(THE REQUEST) An exact copy of all the data is required, with pictures left out.

----

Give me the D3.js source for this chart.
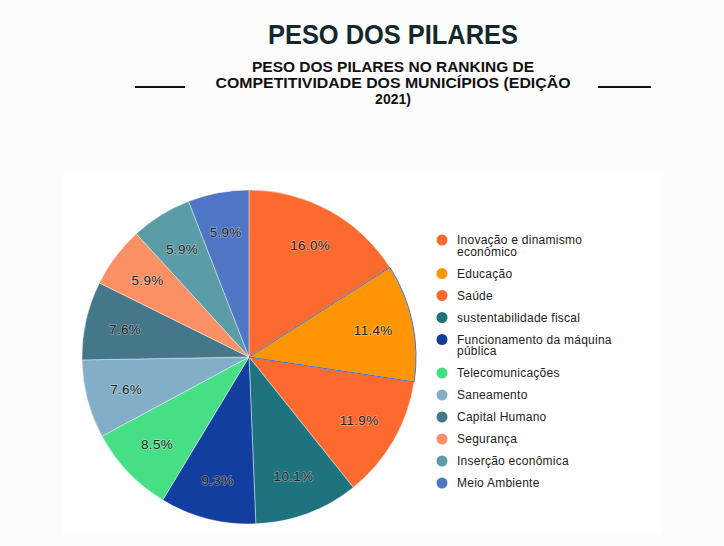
<!DOCTYPE html>
<html>
<head>
<meta charset="utf-8">
<script src="https://cdn.jsdelivr.net/npm/d3@7"></script>
<style>
  html, body { margin: 0; padding: 0; background: #fcfcfc; }
  svg { display: block; font-family: "Liberation Sans", Arial, sans-serif; }
</style>
</head>
<body>
<svg id="chart" width="724" height="546"></svg>
<script>
const categories = [
    "Inovação e dinamismo econômico",
    "Educação",
    "Saúde",
    "sustentabilidade fiscal",
    "Funcionamento da máquina pública",
    "Telecomunicações",
    "Saneamento",
    "Capital Humano",
    "Segurança",
    "Inserção econômica",
    "Meio Ambiente"
];
const weights = [16.0, 11.4, 11.9, 10.1, 9.3, 8.5, 7.6, 7.6, 5.9, 5.9, 5.9];
const colors = [
    "#fd6a30", "#fe9505", "#fd6a30", "#1e737f", "#123f9f", "#46df86",
    "#82afc7", "#437789", "#fc9065", "#5a9da6", "#4f76c4"
];
const title = "PESO DOS PILARES";
const subtitleLines = [
    "PESO DOS PILARES NO RANKING DE",
    "COMPETITIVIDADE DOS MUNICÍPIOS (EDIÇÃO",
    "2021)"
];

const data = categories.map((name, i) => ({ name, value: weights[i], color: colors[i] }));

const svg = d3.select("#chart");

// white panel behind chart
svg.append("rect")
    .attr("x", 63).attr("y", 172)
    .attr("width", 600).attr("height", 363)
    .attr("fill", "#ffffff");

// titles (stretched to the widths seen in the original)
svg.append("text")
    .attr("x", 393).attr("y", 44)
    .attr("text-anchor", "middle")
    .attr("font-size", 28)
    .attr("font-weight", "bold")
    .attr("fill", "#13282b")
    .attr("textLength", 250)
    .attr("lengthAdjust", "spacingAndGlyphs")
    .text(title);

const subWidths = [282, 355, null];
svg.append("g")
    .selectAll("text")
    .data(subtitleLines)
    .join("text")
    .attr("x", 393)
    .attr("y", (d, i) => 72 + i * 16)
    .attr("text-anchor", "middle")
    .attr("font-size", 14)
    .attr("font-weight", "bold")
    .attr("fill", "#111")
    .each(function(d, i) {
        if (subWidths[i]) {
            d3.select(this)
                .attr("textLength", subWidths[i])
                .attr("lengthAdjust", "spacingAndGlyphs");
        }
    })
    .text(d => d);

svg.append("line")
    .attr("x1", 135).attr("x2", 185).attr("y1", 87).attr("y2", 87)
    .attr("stroke", "#111").attr("stroke-width", 2);
svg.append("line")
    .attr("x1", 598).attr("x2", 651).attr("y1", 87).attr("y2", 87)
    .attr("stroke", "#111").attr("stroke-width", 2);

// pie
const cx = 249, cy = 357, radius = 167;

const pie = d3.pie()
    .value(d => d.value)
    .sort(null);

const arc = d3.arc()
    .innerRadius(0)
    .outerRadius(radius);

const labelArc = d3.arc()
    .innerRadius(127)
    .outerRadius(127);

const arcs = pie(data);

const pieG = svg.append("g")
    .attr("transform", `translate(${cx},${cy})`);

pieG.selectAll("path")
    .data(arcs)
    .join("path")
    .attr("d", arc)
    .attr("fill", d => d.data.color)
    .attr("stroke", "#ffffff")
    .attr("stroke-opacity", 0.6)
    .attr("stroke-width", 0.7);

// highlighted slice outline
pieG.append("path")
    .attr("d", arc(arcs[1]))
    .attr("fill", "none")
    .attr("stroke", "#3b6fd3")
    .attr("stroke-width", 1);

pieG.selectAll("text")
    .data(arcs)
    .join("text")
    .attr("transform", d => `translate(${labelArc.centroid(d)})`)
    .attr("text-anchor", "middle")
    .attr("dy", "0.35em")
    .attr("font-size", 13.5)
    .attr("letter-spacing", 0.3)
    .attr("fill", "#222")
    .attr("stroke", "#ffffff")
    .attr("stroke-opacity", 0.35)
    .attr("stroke-width", 1.5)
    .attr("paint-order", "stroke")
    .text(d => d.data.value.toFixed(1) + "%");

// legend
const legendX = 442, textX = 457, maxTextWidth = 160;
const legend = svg.append("g");

let rowY = 240;
data.forEach(d => {
    const row = legend.append("g").attr("transform", `translate(0,${rowY})`);
    row.append("circle")
        .attr("cx", legendX).attr("cy", 0).attr("r", 5.5)
        .attr("fill", d.color);

    // simple word wrap
    const words = d.name.split(" ");
    let lines = [], current = "";
    const probe = row.append("text")
        .attr("font-size", 12)
        .attr("letter-spacing", 0.25);
    words.forEach(w => {
        const attempt = current ? current + " " + w : w;
        probe.text(attempt);
        if (probe.node().getComputedTextLength() > maxTextWidth && current) {
            lines.push(current);
            current = w;
        } else {
            current = attempt;
        }
    });
    lines.push(current);
    probe.remove();

    lines.forEach((l, i) => {
        row.append("text")
            .attr("x", textX)
            .attr("y", 4 + i * 11.5)
            .attr("font-size", 12)
            .attr("letter-spacing", 0.25)
            .attr("fill", "#222")
            .text(l);
    });
    rowY += 22 + (lines.length - 1) * 11.5;
});
</script>
</body>
</html>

----

(RESULT)
Give me the D3.js source for this chart.
<!DOCTYPE html>
<html>
<head>
<meta charset="utf-8">
<script src="https://cdn.jsdelivr.net/npm/d3@7"></script>
<style>
  html, body { margin: 0; padding: 0; background: #fcfcfc; }
  svg { display: block; font-family: "Liberation Sans", Arial, sans-serif; }
</style>
</head>
<body>
<svg id="chart" width="724" height="546"></svg>
<script>
const categories = [
    "Inovação e dinamismo econômico",
    "Educação",
    "Saúde",
    "sustentabilidade fiscal",
    "Funcionamento da máquina pública",
    "Telecomunicações",
    "Saneamento",
    "Capital Humano",
    "Segurança",
    "Inserção econômica",
    "Meio Ambiente"
];
const weights = [16.0, 11.4, 11.9, 10.1, 9.3, 8.5, 7.6, 7.6, 5.9, 5.9, 5.9];
const colors = [
    "#fd6a30", "#fe9505", "#fd6a30", "#1e737f", "#123f9f", "#46df86",
    "#82afc7", "#437789", "#fc9065", "#5a9da6", "#4f76c4"
];
const title = "PESO DOS PILARES";
const subtitleLines = [
    "PESO DOS PILARES NO RANKING DE",
    "COMPETITIVIDADE DOS MUNICÍPIOS (EDIÇÃO",
    "2021)"
];

const data = categories.map((name, i) => ({ name, value: weights[i], color: colors[i] }));

const svg = d3.select("#chart");

// white panel behind chart
svg.append("rect")
    .attr("x", 63).attr("y", 172)
    .attr("width", 600).attr("height", 363)
    .attr("fill", "#ffffff");

// titles (stretched to the widths seen in the original)
svg.append("text")
    .attr("x", 393).attr("y", 44)
    .attr("text-anchor", "middle")
    .attr("font-size", 28)
    .attr("font-weight", "bold")
    .attr("fill", "#13282b")
    .attr("textLength", 250)
    .attr("lengthAdjust", "spacingAndGlyphs")
    .text(title);

const subWidths = [282, 355, null];
svg.append("g")
    .selectAll("text")
    .data(subtitleLines)
    .join("text")
    .attr("x", 393)
    .attr("y", (d, i) => 72 + i * 16)
    .attr("text-anchor", "middle")
    .attr("font-size", 14)
    .attr("font-weight", "bold")
    .attr("fill", "#111")
    .each(function(d, i) {
        if (subWidths[i]) {
            d3.select(this)
                .attr("textLength", subWidths[i])
                .attr("lengthAdjust", "spacingAndGlyphs");
        }
    })
    .text(d => d);

svg.append("line")
    .attr("x1", 135).attr("x2", 185).attr("y1", 87).attr("y2", 87)
    .attr("stroke", "#111").attr("stroke-width", 2);
svg.append("line")
    .attr("x1", 598).attr("x2", 651).attr("y1", 87).attr("y2", 87)
    .attr("stroke", "#111").attr("stroke-width", 2);

// pie
const cx = 249, cy = 357, radius = 167;

const pie = d3.pie()
    .value(d => d.value)
    .sort(null);

const arc = d3.arc()
    .innerRadius(0)
    .outerRadius(radius);

const labelArc = d3.arc()
    .innerRadius(127)
    .outerRadius(127);

const arcs = pie(data);

const pieG = svg.append("g")
    .attr("transform", `translate(${cx},${cy})`);

pieG.selectAll("path")
    .data(arcs)
    .join("path")
    .attr("d", arc)
    .attr("fill", d => d.data.color)
    .attr("stroke", "#ffffff")
    .attr("stroke-opacity", 0.6)
    .attr("stroke-width", 0.7);

// highlighted slice outline
pieG.append("path")
    .attr("d", arc(arcs[1]))
    .attr("fill", "none")
    .attr("stroke", "#3b6fd3")
    .attr("stroke-width", 1);

pieG.selectAll("text")
    .data(arcs)
    .join("text")
    .attr("transform", d => `translate(${labelArc.centroid(d)})`)
    .attr("text-anchor", "middle")
    .attr("dy", "0.35em")
    .attr("font-size", 13.5)
    .attr("letter-spacing", 0.3)
    .attr("fill", "#222")
    .attr("stroke", "#ffffff")
    .attr("stroke-opacity", 0.35)
    .attr("stroke-width", 1.5)
    .attr("paint-order", "stroke")
    .text(d => d.data.value.toFixed(1) + "%");

// legend
const legendX = 442, textX = 457, maxTextWidth = 160;
const legend = svg.append("g");

let rowY = 240;
data.forEach(d => {
    const row = legend.append("g").attr("transform", `translate(0,${rowY})`);
    row.append("circle")
        .attr("cx", legendX).attr("cy", 0).attr("r", 5.5)
        .attr("fill", d.color);

    // simple word wrap
    const words = d.name.split(" ");
    let lines = [], current = "";
    const probe = row.append("text")
        .attr("font-size", 12)
        .attr("letter-spacing", 0.25);
    words.forEach(w => {
        const attempt = current ? current + " " + w : w;
        probe.text(attempt);
        if (probe.node().getComputedTextLength() > maxTextWidth && current) {
            lines.push(current);
            current = w;
        } else {
            current = attempt;
        }
    });
    lines.push(current);
    probe.remove();

    lines.forEach((l, i) => {
        row.append("text")
            .attr("x", textX)
            .attr("y", 4 + i * 11.5)
            .attr("font-size", 12)
            .attr("letter-spacing", 0.25)
            .attr("fill", "#222")
            .text(l);
    });
    rowY += 22 + (lines.length - 1) * 11.5;
});
</script>
</body>
</html>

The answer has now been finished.